> [Your task]: All of the data that follows should be retyped exactly, please, except the pictures.
— BEGIN Data provided —
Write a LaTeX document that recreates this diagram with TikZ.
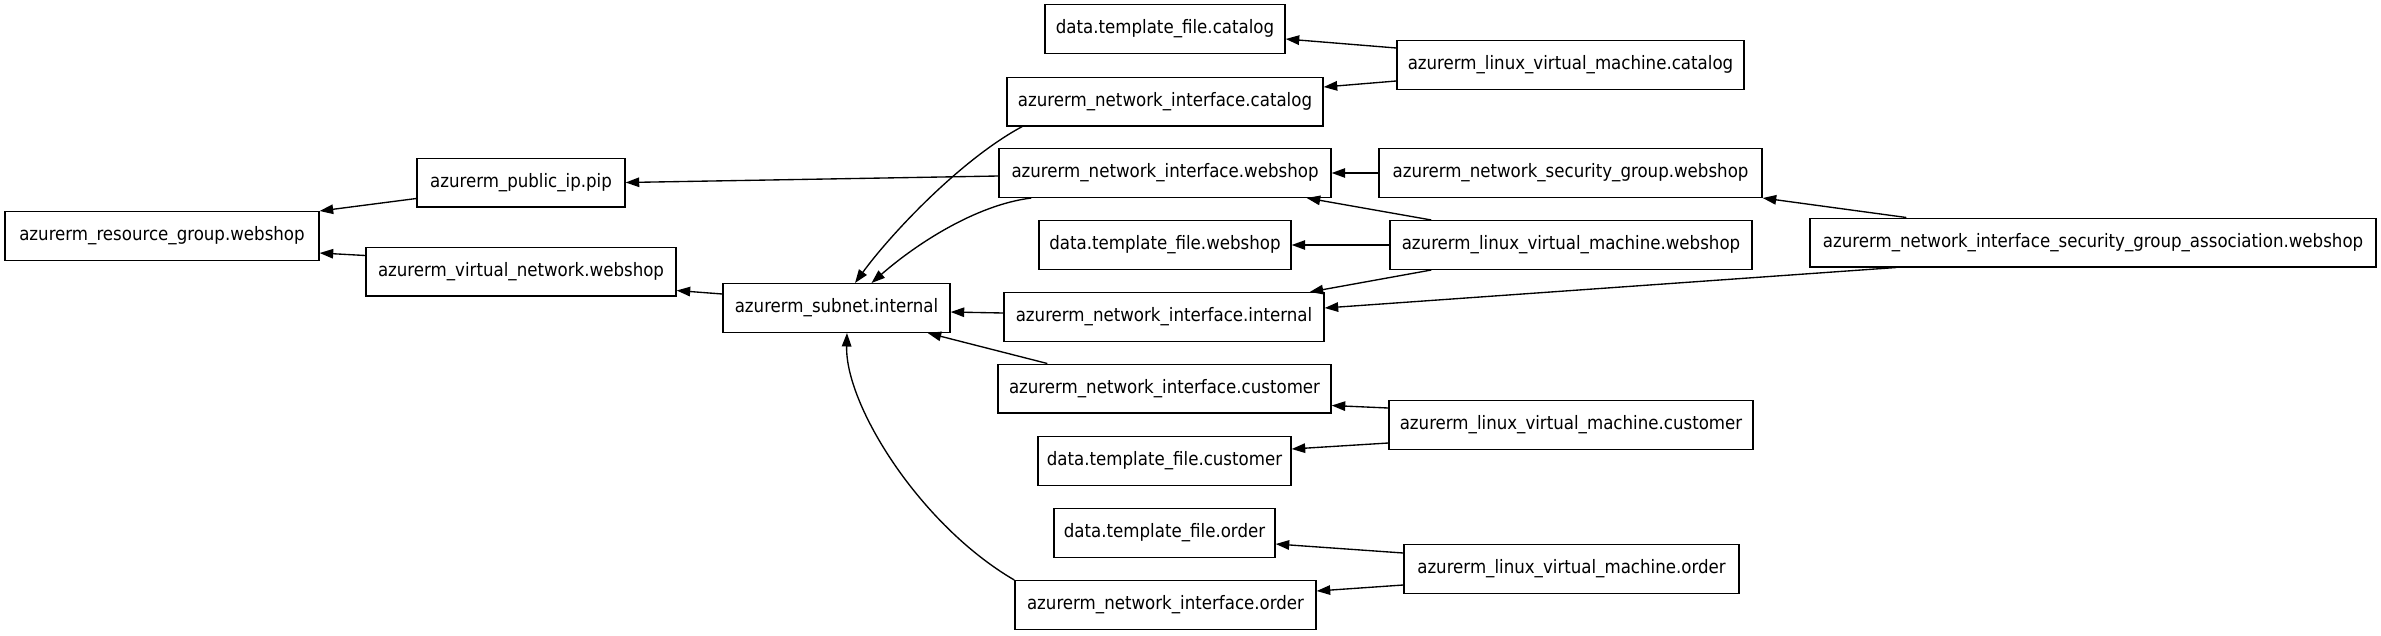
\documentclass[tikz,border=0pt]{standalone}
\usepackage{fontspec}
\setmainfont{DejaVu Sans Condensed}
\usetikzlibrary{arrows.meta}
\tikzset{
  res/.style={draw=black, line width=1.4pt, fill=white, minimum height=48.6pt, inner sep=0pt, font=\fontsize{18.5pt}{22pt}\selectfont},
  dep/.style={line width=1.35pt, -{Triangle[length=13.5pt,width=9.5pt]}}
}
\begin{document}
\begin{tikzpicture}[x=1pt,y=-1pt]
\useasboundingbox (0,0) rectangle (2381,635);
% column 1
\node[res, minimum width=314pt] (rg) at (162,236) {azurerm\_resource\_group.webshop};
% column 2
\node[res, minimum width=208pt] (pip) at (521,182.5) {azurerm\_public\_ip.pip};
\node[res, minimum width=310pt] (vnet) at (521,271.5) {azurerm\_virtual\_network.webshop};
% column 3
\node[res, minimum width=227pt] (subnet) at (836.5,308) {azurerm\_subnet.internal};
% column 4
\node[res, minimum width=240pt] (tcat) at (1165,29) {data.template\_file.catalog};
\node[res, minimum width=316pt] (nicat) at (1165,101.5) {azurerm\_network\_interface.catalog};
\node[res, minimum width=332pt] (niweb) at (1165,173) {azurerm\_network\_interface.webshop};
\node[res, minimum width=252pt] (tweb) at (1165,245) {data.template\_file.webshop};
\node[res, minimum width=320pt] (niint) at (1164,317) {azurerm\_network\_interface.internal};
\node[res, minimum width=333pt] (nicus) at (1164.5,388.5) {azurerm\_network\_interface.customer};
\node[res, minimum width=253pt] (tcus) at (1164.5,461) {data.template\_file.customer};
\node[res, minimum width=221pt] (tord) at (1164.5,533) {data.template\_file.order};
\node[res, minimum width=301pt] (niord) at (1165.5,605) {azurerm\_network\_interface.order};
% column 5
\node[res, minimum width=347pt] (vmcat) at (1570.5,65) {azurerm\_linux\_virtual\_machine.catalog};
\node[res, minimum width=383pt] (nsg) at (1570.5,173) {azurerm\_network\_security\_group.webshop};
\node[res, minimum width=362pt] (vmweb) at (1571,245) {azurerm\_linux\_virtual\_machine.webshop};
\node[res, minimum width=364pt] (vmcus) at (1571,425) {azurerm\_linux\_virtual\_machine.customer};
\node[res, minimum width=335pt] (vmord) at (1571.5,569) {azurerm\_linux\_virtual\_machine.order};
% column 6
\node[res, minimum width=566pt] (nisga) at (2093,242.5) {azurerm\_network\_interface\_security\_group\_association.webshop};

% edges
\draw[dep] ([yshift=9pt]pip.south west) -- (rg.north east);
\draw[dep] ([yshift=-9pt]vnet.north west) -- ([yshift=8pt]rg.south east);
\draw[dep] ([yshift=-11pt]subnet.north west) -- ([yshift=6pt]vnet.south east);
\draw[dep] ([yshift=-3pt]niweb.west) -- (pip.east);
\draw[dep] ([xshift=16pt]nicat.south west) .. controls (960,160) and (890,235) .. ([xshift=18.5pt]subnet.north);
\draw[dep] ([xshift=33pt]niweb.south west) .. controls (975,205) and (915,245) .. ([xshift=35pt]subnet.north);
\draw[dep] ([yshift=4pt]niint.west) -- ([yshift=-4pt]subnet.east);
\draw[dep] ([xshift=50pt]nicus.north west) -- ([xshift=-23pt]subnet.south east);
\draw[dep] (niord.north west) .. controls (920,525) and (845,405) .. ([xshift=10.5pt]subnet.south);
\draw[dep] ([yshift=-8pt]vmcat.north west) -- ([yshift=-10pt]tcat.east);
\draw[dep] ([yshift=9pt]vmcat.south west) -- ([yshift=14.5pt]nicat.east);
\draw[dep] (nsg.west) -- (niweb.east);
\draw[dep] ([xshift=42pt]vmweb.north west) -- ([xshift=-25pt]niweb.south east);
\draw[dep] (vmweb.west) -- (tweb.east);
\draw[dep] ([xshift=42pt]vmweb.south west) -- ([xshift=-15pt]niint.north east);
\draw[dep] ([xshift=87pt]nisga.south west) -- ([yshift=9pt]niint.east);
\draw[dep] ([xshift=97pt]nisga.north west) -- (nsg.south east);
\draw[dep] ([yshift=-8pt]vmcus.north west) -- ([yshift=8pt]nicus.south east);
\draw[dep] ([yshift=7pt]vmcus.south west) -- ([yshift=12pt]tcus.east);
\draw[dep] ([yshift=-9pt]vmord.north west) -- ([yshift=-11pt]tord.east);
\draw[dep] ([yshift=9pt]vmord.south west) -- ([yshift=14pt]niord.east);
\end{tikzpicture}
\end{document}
— END Data provided —
> [Right answer]:
Write a LaTeX document that recreates this diagram with TikZ.
\documentclass[tikz,border=0pt]{standalone}
\usepackage{fontspec}
\setmainfont{DejaVu Sans Condensed}
\usetikzlibrary{arrows.meta}
\tikzset{
  res/.style={draw=black, line width=1.4pt, fill=white, minimum height=48.6pt, inner sep=0pt, font=\fontsize{18.5pt}{22pt}\selectfont},
  dep/.style={line width=1.35pt, -{Triangle[length=13.5pt,width=9.5pt]}}
}
\begin{document}
\begin{tikzpicture}[x=1pt,y=-1pt]
\useasboundingbox (0,0) rectangle (2381,635);
% column 1
\node[res, minimum width=314pt] (rg) at (162,236) {azurerm\_resource\_group.webshop};
% column 2
\node[res, minimum width=208pt] (pip) at (521,182.5) {azurerm\_public\_ip.pip};
\node[res, minimum width=310pt] (vnet) at (521,271.5) {azurerm\_virtual\_network.webshop};
% column 3
\node[res, minimum width=227pt] (subnet) at (836.5,308) {azurerm\_subnet.internal};
% column 4
\node[res, minimum width=240pt] (tcat) at (1165,29) {data.template\_file.catalog};
\node[res, minimum width=316pt] (nicat) at (1165,101.5) {azurerm\_network\_interface.catalog};
\node[res, minimum width=332pt] (niweb) at (1165,173) {azurerm\_network\_interface.webshop};
\node[res, minimum width=252pt] (tweb) at (1165,245) {data.template\_file.webshop};
\node[res, minimum width=320pt] (niint) at (1164,317) {azurerm\_network\_interface.internal};
\node[res, minimum width=333pt] (nicus) at (1164.5,388.5) {azurerm\_network\_interface.customer};
\node[res, minimum width=253pt] (tcus) at (1164.5,461) {data.template\_file.customer};
\node[res, minimum width=221pt] (tord) at (1164.5,533) {data.template\_file.order};
\node[res, minimum width=301pt] (niord) at (1165.5,605) {azurerm\_network\_interface.order};
% column 5
\node[res, minimum width=347pt] (vmcat) at (1570.5,65) {azurerm\_linux\_virtual\_machine.catalog};
\node[res, minimum width=383pt] (nsg) at (1570.5,173) {azurerm\_network\_security\_group.webshop};
\node[res, minimum width=362pt] (vmweb) at (1571,245) {azurerm\_linux\_virtual\_machine.webshop};
\node[res, minimum width=364pt] (vmcus) at (1571,425) {azurerm\_linux\_virtual\_machine.customer};
\node[res, minimum width=335pt] (vmord) at (1571.5,569) {azurerm\_linux\_virtual\_machine.order};
% column 6
\node[res, minimum width=566pt] (nisga) at (2093,242.5) {azurerm\_network\_interface\_security\_group\_association.webshop};

% edges
\draw[dep] ([yshift=9pt]pip.south west) -- (rg.north east);
\draw[dep] ([yshift=-9pt]vnet.north west) -- ([yshift=8pt]rg.south east);
\draw[dep] ([yshift=-11pt]subnet.north west) -- ([yshift=6pt]vnet.south east);
\draw[dep] ([yshift=-3pt]niweb.west) -- (pip.east);
\draw[dep] ([xshift=16pt]nicat.south west) .. controls (960,160) and (890,235) .. ([xshift=18.5pt]subnet.north);
\draw[dep] ([xshift=33pt]niweb.south west) .. controls (975,205) and (915,245) .. ([xshift=35pt]subnet.north);
\draw[dep] ([yshift=4pt]niint.west) -- ([yshift=-4pt]subnet.east);
\draw[dep] ([xshift=50pt]nicus.north west) -- ([xshift=-23pt]subnet.south east);
\draw[dep] (niord.north west) .. controls (920,525) and (845,405) .. ([xshift=10.5pt]subnet.south);
\draw[dep] ([yshift=-8pt]vmcat.north west) -- ([yshift=-10pt]tcat.east);
\draw[dep] ([yshift=9pt]vmcat.south west) -- ([yshift=14.5pt]nicat.east);
\draw[dep] (nsg.west) -- (niweb.east);
\draw[dep] ([xshift=42pt]vmweb.north west) -- ([xshift=-25pt]niweb.south east);
\draw[dep] (vmweb.west) -- (tweb.east);
\draw[dep] ([xshift=42pt]vmweb.south west) -- ([xshift=-15pt]niint.north east);
\draw[dep] ([xshift=87pt]nisga.south west) -- ([yshift=9pt]niint.east);
\draw[dep] ([xshift=97pt]nisga.north west) -- (nsg.south east);
\draw[dep] ([yshift=-8pt]vmcus.north west) -- ([yshift=8pt]nicus.south east);
\draw[dep] ([yshift=7pt]vmcus.south west) -- ([yshift=12pt]tcus.east);
\draw[dep] ([yshift=-9pt]vmord.north west) -- ([yshift=-11pt]tord.east);
\draw[dep] ([yshift=9pt]vmord.south west) -- ([yshift=14pt]niord.east);
\end{tikzpicture}
\end{document}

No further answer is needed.